>> START Dataset section
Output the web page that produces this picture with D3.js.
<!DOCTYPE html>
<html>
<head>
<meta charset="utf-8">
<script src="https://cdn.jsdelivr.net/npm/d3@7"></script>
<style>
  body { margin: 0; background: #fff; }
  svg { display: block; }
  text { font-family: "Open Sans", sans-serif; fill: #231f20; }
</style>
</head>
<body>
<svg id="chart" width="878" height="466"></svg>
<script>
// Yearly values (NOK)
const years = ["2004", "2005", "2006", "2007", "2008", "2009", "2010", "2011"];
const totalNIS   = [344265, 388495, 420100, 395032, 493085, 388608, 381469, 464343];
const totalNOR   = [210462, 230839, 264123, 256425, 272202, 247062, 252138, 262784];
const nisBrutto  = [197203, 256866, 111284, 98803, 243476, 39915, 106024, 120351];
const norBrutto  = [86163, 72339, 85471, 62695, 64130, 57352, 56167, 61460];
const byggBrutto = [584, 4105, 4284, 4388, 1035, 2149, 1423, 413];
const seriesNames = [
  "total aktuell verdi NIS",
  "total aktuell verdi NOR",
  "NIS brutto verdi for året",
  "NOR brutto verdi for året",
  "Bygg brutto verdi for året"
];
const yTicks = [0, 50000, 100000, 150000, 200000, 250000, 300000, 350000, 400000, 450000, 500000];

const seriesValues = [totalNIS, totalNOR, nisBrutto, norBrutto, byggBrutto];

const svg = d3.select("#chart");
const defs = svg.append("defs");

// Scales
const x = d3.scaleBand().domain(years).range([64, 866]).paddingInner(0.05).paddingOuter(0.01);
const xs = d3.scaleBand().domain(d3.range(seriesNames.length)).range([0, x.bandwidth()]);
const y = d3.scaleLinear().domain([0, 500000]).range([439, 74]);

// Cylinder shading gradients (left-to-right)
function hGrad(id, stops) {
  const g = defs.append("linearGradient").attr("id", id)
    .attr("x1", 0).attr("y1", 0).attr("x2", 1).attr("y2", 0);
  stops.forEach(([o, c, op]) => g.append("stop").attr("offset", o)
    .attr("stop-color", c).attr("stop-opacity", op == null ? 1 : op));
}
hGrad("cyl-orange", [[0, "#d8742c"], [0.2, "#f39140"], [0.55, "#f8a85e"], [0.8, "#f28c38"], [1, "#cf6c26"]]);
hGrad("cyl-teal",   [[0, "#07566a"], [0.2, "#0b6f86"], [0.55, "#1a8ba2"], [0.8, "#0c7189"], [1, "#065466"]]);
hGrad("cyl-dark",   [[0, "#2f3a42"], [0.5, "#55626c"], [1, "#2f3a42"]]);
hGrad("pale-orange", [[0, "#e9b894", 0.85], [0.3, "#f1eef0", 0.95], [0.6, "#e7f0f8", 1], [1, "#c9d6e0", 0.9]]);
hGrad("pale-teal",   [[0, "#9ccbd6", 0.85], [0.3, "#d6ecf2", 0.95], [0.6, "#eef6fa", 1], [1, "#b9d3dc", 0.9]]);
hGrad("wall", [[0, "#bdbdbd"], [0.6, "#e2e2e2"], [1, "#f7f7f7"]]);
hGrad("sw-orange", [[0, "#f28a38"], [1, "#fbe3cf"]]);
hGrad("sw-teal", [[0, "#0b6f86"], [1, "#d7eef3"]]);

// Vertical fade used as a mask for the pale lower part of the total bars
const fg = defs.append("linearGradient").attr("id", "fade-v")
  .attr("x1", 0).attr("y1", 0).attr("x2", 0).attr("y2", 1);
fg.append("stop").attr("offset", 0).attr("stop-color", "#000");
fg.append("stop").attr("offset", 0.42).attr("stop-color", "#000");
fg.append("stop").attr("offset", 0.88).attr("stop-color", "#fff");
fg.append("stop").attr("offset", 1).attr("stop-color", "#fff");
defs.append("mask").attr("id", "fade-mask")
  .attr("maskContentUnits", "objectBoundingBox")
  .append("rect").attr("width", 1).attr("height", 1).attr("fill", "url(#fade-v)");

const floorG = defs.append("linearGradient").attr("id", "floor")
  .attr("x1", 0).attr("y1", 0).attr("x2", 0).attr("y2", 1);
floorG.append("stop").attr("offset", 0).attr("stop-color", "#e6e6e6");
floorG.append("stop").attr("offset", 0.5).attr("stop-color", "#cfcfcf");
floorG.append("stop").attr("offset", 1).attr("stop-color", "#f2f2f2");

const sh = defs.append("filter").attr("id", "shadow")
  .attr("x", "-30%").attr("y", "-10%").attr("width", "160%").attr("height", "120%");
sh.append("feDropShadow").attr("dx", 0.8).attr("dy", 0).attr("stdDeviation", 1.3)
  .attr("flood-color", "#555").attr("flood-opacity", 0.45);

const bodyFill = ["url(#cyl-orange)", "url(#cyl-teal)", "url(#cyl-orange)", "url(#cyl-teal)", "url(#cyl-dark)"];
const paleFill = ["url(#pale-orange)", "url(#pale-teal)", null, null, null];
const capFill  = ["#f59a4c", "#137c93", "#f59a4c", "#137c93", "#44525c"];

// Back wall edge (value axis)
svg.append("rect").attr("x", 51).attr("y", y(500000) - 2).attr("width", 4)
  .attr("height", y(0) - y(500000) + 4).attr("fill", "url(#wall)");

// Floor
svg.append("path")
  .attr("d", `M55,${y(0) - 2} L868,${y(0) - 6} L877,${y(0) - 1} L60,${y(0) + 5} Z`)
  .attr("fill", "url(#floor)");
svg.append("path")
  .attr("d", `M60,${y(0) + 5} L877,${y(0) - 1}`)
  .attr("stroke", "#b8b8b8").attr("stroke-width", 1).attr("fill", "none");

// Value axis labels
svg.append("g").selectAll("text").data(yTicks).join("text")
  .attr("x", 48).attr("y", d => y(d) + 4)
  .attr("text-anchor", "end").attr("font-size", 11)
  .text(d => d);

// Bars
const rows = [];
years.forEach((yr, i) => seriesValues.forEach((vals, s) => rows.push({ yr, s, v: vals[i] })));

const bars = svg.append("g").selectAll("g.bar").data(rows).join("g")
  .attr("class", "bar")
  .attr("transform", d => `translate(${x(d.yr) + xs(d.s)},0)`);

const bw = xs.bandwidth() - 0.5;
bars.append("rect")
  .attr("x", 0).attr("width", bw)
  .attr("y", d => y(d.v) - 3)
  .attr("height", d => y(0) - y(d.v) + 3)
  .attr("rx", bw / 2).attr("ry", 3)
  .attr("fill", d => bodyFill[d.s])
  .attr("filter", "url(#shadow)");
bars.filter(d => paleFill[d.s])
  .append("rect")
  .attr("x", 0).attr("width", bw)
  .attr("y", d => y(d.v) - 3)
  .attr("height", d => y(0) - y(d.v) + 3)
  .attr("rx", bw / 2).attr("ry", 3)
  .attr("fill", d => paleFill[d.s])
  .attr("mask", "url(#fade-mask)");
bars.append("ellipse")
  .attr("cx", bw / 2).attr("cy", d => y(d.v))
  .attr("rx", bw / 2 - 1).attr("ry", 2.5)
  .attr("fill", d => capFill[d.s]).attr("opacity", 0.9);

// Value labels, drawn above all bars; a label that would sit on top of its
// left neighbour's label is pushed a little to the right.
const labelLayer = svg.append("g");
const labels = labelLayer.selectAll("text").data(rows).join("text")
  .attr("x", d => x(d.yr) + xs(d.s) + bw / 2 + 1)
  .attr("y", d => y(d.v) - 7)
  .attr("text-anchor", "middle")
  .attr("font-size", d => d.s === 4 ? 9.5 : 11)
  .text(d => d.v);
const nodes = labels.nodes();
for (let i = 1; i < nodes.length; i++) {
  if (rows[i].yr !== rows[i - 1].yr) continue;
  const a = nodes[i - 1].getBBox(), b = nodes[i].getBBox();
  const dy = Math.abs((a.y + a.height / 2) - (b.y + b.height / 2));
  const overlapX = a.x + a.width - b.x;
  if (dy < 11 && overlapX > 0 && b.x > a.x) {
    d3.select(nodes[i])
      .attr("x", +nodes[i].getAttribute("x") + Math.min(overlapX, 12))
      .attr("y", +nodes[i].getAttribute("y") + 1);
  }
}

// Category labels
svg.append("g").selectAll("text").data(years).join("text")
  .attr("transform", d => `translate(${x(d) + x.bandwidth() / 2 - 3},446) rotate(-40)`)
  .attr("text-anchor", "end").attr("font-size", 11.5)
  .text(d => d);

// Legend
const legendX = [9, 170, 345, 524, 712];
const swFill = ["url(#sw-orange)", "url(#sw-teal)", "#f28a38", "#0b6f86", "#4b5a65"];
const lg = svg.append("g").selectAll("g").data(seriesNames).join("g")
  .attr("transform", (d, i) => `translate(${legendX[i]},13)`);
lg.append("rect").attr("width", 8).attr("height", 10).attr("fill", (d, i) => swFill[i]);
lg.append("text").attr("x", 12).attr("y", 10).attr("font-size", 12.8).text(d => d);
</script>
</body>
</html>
>> END Dataset section
:: Your objective ::
Extract exactly the leading lines of the data, stopping at and including the line with "nisBrutto, norBrutto, byggBrutto];".

:: Written response ::
Output the web page that produces this picture with D3.js.
<!DOCTYPE html>
<html>
<head>
<meta charset="utf-8">
<script src="https://cdn.jsdelivr.net/npm/d3@7"></script>
<style>
  body { margin: 0; background: #fff; }
  svg { display: block; }
  text { font-family: "Open Sans", sans-serif; fill: #231f20; }
</style>
</head>
<body>
<svg id="chart" width="878" height="466"></svg>
<script>
// Yearly values (NOK)
const years = ["2004", "2005", "2006", "2007", "2008", "2009", "2010", "2011"];
const totalNIS   = [344265, 388495, 420100, 395032, 493085, 388608, 381469, 464343];
const totalNOR   = [210462, 230839, 264123, 256425, 272202, 247062, 252138, 262784];
const nisBrutto  = [197203, 256866, 111284, 98803, 243476, 39915, 106024, 120351];
const norBrutto  = [86163, 72339, 85471, 62695, 64130, 57352, 56167, 61460];
const byggBrutto = [584, 4105, 4284, 4388, 1035, 2149, 1423, 413];
const seriesNames = [
  "total aktuell verdi NIS",
  "total aktuell verdi NOR",
  "NIS brutto verdi for året",
  "NOR brutto verdi for året",
  "Bygg brutto verdi for året"
];
const yTicks = [0, 50000, 100000, 150000, 200000, 250000, 300000, 350000, 400000, 450000, 500000];

const seriesValues = [totalNIS, totalNOR, nisBrutto, norBrutto, byggBrutto];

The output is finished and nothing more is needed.